WHAT TO PRODUCE =
Begin with the first line of the material and write out each line exactly, ending with the line that contains "const data = [deg0, deg30, deg60];". Pictures are not part of the copy.

GIVEN MATERIAL =
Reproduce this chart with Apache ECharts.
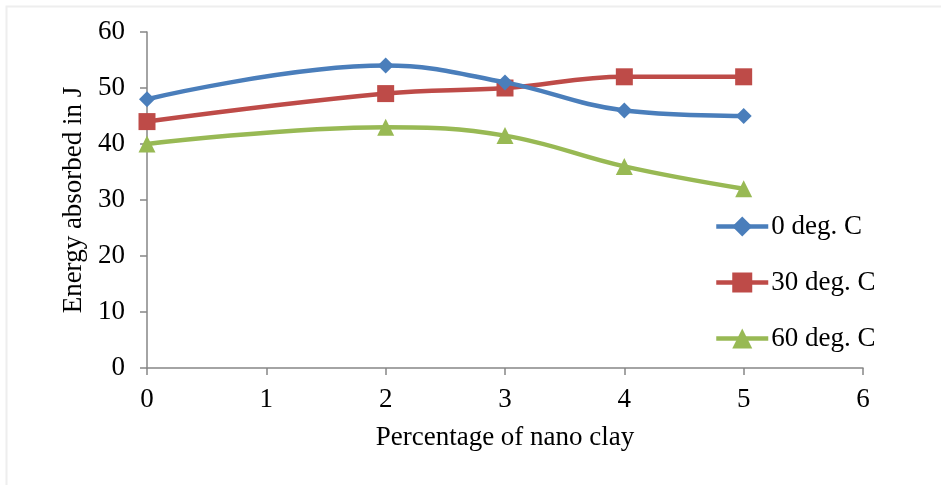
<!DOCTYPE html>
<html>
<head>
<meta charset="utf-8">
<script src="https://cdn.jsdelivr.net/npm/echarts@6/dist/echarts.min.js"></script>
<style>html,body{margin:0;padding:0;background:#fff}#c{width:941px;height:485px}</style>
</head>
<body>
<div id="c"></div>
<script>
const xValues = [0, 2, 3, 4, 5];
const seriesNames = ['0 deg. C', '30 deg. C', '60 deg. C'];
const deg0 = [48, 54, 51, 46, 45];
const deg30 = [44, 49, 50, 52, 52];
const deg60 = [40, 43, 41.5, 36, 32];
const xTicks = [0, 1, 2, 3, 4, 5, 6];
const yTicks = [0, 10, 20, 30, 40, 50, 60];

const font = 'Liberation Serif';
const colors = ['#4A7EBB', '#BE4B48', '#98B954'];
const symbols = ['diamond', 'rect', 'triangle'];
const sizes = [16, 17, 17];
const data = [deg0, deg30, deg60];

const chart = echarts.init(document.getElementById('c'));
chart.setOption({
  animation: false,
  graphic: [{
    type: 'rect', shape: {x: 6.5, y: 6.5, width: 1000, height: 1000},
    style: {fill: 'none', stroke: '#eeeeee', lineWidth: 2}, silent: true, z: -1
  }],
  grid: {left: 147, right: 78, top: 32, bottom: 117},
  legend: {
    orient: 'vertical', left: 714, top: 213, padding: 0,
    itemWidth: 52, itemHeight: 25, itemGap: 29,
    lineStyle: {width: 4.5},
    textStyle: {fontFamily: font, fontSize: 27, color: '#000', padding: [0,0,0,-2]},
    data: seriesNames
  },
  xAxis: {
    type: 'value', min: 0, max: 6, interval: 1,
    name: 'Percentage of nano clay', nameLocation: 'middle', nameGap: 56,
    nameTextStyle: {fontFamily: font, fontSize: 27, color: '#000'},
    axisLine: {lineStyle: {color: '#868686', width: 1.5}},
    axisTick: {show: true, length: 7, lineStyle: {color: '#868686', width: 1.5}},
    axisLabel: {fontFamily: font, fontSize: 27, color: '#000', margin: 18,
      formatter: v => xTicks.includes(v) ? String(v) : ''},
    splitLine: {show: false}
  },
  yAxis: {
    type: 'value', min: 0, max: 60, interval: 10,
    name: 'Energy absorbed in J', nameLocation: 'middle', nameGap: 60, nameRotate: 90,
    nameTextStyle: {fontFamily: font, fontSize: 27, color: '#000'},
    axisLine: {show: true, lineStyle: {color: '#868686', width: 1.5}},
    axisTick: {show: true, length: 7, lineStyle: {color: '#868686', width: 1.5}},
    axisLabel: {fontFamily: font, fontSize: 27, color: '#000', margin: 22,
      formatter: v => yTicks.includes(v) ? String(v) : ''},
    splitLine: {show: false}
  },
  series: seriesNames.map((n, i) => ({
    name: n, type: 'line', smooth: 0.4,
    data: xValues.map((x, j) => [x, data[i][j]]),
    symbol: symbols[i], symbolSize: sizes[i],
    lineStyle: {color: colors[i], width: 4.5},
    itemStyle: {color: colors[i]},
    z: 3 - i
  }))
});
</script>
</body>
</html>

TASK ANSWER =
Reproduce this chart with Apache ECharts.
<!DOCTYPE html>
<html>
<head>
<meta charset="utf-8">
<script src="https://cdn.jsdelivr.net/npm/echarts@6/dist/echarts.min.js"></script>
<style>html,body{margin:0;padding:0;background:#fff}#c{width:941px;height:485px}</style>
</head>
<body>
<div id="c"></div>
<script>
const xValues = [0, 2, 3, 4, 5];
const seriesNames = ['0 deg. C', '30 deg. C', '60 deg. C'];
const deg0 = [48, 54, 51, 46, 45];
const deg30 = [44, 49, 50, 52, 52];
const deg60 = [40, 43, 41.5, 36, 32];
const xTicks = [0, 1, 2, 3, 4, 5, 6];
const yTicks = [0, 10, 20, 30, 40, 50, 60];

const font = 'Liberation Serif';
const colors = ['#4A7EBB', '#BE4B48', '#98B954'];
const symbols = ['diamond', 'rect', 'triangle'];
const sizes = [16, 17, 17];
const data = [deg0, deg30, deg60];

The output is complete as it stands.